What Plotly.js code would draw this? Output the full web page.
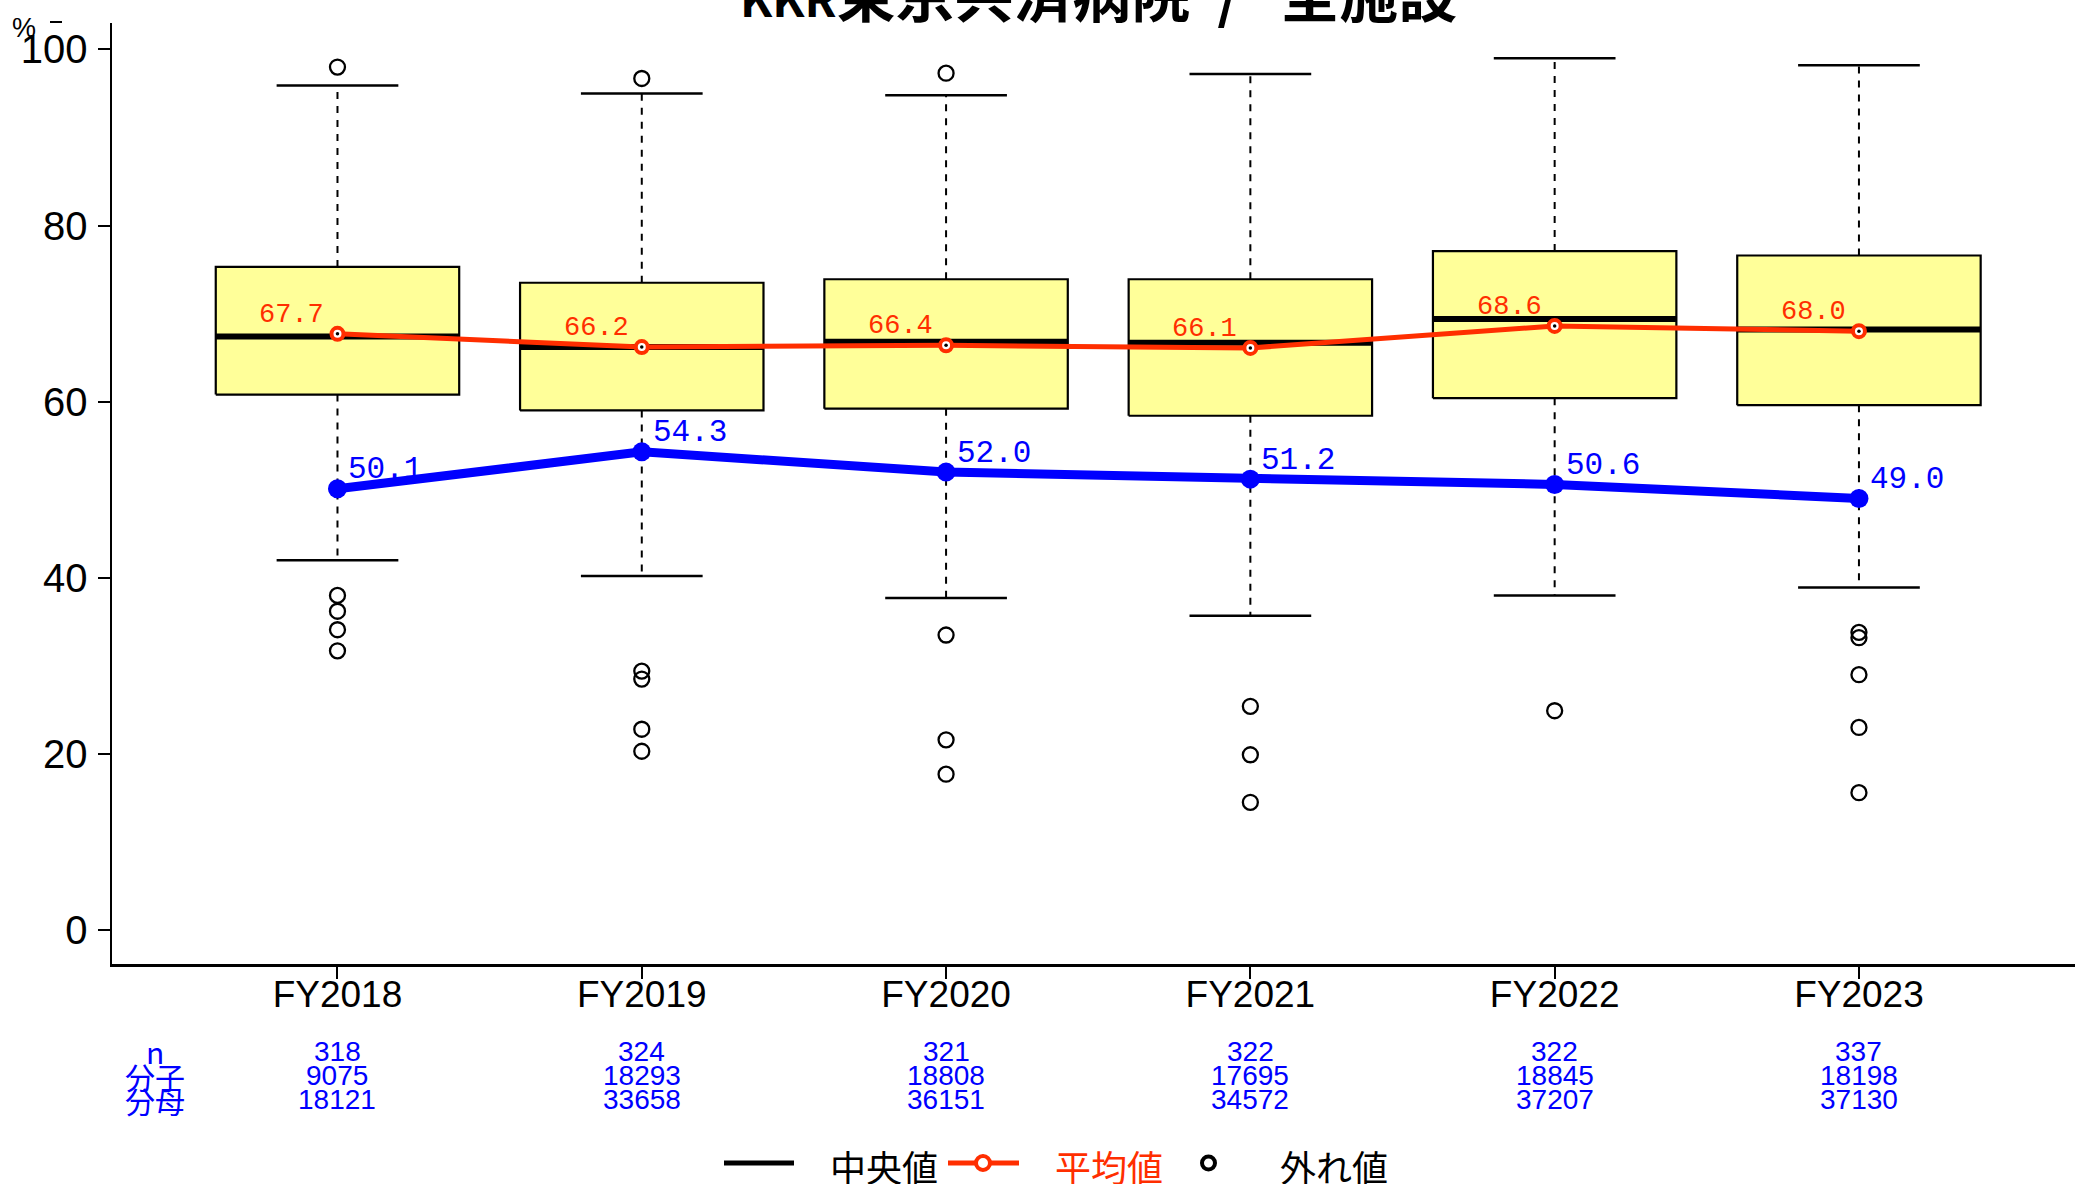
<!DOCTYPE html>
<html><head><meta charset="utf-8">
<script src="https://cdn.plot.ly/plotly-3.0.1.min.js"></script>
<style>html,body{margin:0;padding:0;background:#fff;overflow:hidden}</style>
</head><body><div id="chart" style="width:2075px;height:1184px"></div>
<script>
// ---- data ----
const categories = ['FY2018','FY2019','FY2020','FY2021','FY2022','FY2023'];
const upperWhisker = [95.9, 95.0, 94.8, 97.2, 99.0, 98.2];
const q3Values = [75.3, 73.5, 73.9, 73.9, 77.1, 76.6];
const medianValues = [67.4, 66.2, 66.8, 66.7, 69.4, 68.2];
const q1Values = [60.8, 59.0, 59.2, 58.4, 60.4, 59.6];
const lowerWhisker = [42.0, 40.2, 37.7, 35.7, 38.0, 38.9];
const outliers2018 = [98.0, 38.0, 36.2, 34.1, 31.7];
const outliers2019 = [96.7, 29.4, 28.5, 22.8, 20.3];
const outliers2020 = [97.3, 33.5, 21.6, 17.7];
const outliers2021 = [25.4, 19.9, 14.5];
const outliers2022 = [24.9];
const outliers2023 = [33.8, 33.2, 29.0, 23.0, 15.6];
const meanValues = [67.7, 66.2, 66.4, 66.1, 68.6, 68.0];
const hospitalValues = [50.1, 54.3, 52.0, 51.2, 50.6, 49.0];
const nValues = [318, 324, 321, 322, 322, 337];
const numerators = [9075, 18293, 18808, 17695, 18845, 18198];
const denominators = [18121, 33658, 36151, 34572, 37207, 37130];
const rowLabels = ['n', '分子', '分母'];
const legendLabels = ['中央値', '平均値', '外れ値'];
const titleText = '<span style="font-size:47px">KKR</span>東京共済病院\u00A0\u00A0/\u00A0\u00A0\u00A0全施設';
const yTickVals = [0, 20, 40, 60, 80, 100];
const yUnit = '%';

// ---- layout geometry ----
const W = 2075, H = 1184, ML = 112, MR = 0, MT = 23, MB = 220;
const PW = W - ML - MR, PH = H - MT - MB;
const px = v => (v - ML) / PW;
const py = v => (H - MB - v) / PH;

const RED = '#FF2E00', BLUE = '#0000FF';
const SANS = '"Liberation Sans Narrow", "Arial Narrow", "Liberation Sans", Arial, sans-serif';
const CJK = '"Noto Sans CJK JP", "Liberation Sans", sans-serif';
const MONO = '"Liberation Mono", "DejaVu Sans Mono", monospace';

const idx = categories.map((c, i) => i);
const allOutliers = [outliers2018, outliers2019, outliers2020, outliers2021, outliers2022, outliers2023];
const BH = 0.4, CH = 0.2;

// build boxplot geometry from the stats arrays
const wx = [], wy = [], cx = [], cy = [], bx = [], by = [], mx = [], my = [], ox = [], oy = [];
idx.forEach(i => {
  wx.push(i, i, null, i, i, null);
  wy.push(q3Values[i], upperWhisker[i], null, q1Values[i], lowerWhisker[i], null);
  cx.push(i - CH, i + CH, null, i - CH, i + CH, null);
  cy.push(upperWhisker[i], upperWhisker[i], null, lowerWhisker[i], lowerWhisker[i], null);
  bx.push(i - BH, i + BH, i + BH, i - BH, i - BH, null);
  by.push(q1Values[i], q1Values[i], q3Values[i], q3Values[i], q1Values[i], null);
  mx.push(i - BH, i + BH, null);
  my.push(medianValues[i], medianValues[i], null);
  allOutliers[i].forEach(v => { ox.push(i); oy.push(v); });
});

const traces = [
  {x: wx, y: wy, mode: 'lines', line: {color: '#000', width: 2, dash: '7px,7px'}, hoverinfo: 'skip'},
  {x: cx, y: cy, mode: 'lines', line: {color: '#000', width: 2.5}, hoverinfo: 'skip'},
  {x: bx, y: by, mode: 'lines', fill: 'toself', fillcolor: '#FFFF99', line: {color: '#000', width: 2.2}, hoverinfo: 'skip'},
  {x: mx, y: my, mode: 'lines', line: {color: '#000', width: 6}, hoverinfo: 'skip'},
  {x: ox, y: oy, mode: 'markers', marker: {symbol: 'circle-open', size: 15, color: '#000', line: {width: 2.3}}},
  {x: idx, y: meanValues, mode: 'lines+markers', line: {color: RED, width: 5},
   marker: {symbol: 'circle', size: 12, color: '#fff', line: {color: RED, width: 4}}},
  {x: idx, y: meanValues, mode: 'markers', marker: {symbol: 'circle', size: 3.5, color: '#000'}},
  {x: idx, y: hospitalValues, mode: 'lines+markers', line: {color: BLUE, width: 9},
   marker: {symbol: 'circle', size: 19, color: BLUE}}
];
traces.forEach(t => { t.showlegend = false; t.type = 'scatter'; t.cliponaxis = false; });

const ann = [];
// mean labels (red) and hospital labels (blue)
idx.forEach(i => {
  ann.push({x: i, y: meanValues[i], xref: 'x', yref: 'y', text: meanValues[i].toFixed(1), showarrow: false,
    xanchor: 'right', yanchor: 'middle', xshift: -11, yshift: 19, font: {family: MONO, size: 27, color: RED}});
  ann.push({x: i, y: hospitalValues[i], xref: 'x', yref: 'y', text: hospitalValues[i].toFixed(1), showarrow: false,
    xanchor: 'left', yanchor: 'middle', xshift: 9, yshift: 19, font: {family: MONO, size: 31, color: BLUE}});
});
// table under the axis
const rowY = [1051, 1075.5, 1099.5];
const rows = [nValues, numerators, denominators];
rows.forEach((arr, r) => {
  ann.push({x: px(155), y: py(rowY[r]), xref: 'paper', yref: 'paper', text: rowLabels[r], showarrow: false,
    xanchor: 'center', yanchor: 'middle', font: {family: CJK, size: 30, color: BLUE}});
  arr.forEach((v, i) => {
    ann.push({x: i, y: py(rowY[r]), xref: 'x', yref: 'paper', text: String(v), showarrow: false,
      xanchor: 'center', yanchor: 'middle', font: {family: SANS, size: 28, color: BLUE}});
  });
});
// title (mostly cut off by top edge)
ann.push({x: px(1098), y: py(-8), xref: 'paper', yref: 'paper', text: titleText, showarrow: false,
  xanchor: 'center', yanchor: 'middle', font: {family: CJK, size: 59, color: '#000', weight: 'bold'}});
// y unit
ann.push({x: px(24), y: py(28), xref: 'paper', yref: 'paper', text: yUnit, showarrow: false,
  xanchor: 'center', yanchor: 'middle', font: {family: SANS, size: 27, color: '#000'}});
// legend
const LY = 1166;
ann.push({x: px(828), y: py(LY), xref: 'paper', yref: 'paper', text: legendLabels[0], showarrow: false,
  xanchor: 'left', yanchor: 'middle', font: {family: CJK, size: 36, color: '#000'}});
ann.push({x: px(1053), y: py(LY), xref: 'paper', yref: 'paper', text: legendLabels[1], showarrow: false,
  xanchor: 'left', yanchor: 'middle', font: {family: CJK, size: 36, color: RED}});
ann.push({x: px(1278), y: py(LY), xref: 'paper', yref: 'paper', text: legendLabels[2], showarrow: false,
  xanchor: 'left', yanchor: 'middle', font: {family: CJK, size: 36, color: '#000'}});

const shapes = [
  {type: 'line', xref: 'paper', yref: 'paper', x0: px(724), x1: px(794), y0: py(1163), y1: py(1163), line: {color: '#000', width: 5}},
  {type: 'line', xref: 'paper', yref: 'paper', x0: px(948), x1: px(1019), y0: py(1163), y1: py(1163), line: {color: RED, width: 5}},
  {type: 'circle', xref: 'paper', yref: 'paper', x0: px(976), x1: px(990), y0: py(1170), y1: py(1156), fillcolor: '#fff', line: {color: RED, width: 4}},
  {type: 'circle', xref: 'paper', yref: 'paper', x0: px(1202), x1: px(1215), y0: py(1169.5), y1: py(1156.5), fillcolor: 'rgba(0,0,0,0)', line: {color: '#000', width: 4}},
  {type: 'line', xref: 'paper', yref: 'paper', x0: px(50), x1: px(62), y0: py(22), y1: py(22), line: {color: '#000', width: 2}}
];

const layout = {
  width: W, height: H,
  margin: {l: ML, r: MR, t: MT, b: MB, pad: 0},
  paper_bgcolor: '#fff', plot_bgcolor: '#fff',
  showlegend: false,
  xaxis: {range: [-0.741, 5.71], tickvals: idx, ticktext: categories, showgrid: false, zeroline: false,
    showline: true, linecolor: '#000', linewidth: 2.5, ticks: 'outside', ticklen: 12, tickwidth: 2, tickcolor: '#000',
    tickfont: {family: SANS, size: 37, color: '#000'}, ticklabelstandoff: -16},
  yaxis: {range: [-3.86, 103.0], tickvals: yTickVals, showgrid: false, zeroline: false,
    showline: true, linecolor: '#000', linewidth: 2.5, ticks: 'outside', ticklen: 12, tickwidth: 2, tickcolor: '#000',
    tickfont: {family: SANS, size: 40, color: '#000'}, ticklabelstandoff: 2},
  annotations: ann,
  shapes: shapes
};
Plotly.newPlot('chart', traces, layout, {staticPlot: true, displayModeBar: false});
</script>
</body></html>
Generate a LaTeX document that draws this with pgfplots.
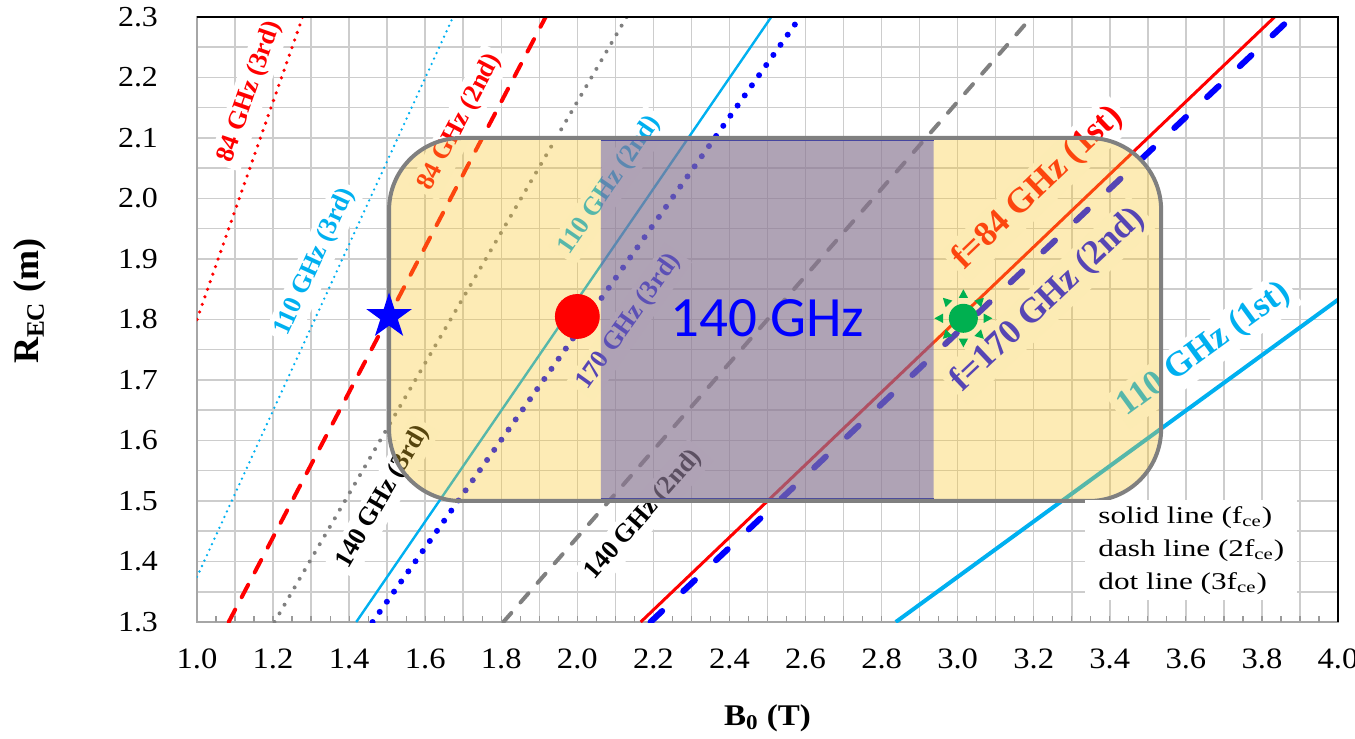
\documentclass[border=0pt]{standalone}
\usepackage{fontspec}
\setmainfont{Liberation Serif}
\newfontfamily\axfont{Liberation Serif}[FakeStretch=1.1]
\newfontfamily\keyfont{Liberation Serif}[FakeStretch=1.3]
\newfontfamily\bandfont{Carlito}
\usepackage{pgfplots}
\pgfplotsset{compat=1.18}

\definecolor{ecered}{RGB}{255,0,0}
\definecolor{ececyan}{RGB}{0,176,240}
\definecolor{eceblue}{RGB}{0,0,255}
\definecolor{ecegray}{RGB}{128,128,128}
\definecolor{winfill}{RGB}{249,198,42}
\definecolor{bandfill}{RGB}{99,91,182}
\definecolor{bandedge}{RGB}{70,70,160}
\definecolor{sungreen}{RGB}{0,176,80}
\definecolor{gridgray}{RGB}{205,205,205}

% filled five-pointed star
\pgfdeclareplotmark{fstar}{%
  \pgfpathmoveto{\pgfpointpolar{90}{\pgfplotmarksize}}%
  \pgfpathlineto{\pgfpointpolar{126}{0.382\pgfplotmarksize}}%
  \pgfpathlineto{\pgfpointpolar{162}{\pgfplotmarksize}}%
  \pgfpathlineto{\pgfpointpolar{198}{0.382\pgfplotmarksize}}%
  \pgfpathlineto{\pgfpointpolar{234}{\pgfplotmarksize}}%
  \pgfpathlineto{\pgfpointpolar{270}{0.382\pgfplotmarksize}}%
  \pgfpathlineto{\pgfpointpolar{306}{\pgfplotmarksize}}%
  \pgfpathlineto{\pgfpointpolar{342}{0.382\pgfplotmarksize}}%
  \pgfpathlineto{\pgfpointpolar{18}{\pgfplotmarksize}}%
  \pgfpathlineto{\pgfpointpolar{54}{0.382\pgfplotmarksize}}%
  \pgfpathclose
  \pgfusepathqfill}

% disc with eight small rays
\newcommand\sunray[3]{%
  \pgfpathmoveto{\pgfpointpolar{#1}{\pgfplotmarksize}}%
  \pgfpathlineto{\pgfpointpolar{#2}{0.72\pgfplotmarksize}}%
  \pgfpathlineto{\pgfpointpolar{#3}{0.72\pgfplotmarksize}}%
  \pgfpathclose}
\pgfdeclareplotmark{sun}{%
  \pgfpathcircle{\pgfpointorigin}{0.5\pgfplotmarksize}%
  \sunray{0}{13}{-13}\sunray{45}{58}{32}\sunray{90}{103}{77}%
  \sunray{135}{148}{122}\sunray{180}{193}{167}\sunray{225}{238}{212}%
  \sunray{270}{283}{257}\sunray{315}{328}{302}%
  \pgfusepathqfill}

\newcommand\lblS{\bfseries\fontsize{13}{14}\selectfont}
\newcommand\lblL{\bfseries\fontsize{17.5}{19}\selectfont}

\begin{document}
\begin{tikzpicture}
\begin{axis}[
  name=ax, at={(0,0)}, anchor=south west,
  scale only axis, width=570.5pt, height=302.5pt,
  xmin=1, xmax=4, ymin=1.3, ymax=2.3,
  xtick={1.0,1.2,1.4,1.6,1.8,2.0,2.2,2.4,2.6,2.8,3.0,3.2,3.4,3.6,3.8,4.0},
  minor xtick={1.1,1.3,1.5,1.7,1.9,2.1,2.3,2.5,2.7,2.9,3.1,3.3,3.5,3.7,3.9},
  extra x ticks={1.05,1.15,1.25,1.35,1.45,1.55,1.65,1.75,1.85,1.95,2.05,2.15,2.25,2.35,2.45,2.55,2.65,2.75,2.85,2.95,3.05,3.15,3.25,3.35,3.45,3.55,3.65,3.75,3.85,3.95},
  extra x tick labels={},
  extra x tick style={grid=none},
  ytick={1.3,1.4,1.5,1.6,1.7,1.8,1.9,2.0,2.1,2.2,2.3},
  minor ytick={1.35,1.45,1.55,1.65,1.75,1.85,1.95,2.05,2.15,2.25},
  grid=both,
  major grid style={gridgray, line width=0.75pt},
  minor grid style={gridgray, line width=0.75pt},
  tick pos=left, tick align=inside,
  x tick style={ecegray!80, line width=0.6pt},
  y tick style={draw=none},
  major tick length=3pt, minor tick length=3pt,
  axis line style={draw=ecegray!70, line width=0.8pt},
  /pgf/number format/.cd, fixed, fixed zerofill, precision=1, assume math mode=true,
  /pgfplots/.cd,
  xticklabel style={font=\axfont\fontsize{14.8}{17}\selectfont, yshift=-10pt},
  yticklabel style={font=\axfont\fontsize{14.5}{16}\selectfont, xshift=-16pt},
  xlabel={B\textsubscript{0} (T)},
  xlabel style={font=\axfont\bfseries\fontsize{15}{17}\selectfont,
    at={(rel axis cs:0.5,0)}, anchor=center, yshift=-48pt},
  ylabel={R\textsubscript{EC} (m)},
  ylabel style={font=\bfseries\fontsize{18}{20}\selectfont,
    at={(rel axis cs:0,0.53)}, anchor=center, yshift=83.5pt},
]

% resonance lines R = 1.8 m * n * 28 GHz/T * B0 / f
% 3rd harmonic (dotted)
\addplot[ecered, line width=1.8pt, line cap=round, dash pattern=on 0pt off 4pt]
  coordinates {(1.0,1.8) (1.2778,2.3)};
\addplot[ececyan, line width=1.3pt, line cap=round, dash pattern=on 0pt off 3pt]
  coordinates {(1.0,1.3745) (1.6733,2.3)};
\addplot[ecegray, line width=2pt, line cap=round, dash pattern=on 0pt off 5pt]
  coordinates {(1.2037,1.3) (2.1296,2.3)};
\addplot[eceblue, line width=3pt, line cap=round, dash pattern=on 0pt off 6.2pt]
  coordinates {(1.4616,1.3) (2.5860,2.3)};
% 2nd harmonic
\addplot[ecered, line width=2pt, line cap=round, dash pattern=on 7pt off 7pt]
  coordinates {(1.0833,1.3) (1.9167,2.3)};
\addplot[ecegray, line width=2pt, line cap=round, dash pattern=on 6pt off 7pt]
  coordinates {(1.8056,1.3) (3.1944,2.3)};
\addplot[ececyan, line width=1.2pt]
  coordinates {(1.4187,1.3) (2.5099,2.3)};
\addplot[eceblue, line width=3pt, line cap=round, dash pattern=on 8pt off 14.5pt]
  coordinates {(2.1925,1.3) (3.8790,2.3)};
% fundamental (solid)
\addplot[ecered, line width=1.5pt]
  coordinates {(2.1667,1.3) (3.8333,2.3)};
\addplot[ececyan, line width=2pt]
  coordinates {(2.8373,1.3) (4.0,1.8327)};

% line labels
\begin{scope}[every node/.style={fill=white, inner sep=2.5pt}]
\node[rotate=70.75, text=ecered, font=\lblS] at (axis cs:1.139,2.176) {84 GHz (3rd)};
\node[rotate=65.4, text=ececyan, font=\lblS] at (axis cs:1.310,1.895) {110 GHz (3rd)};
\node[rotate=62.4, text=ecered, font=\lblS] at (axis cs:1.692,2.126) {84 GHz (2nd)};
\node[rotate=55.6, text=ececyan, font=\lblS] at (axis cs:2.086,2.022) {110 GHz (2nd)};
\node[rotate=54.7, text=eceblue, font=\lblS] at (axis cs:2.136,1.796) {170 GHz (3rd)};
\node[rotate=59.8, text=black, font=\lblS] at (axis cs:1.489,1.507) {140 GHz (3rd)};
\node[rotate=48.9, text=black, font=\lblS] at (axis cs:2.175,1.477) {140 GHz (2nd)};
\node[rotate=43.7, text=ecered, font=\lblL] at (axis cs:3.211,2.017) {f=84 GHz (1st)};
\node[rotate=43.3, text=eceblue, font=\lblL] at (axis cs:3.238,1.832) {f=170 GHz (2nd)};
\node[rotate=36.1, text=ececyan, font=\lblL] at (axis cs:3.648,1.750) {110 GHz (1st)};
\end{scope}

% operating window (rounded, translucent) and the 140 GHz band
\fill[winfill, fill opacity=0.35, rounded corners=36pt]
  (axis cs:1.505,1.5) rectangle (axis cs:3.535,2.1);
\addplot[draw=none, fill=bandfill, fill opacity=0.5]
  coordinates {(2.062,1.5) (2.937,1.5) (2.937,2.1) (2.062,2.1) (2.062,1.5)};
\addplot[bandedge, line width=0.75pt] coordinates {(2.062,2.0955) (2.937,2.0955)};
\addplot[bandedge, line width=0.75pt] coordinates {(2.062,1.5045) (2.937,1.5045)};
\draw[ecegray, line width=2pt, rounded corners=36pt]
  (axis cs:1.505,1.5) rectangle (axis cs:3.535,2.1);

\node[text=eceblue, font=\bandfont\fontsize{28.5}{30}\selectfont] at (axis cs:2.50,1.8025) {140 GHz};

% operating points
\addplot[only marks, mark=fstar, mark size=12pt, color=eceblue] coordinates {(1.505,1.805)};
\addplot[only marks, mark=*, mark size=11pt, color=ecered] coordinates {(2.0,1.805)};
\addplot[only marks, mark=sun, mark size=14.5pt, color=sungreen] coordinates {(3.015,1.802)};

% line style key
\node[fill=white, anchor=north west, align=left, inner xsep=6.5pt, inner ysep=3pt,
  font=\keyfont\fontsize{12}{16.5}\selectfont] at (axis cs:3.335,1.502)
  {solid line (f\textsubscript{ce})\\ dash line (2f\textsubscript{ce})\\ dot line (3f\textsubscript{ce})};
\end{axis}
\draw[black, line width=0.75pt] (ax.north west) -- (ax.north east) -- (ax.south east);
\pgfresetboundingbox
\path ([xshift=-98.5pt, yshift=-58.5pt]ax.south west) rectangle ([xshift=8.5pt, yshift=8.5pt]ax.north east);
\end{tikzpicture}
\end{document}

────────────────────

Gather every line from the listing above in which the word "this" appears.

**EXERCISE RESULT:**
What Plotly.js code would draw this? Output the full web page.
Generate a LaTeX document that draws this with pgfplots.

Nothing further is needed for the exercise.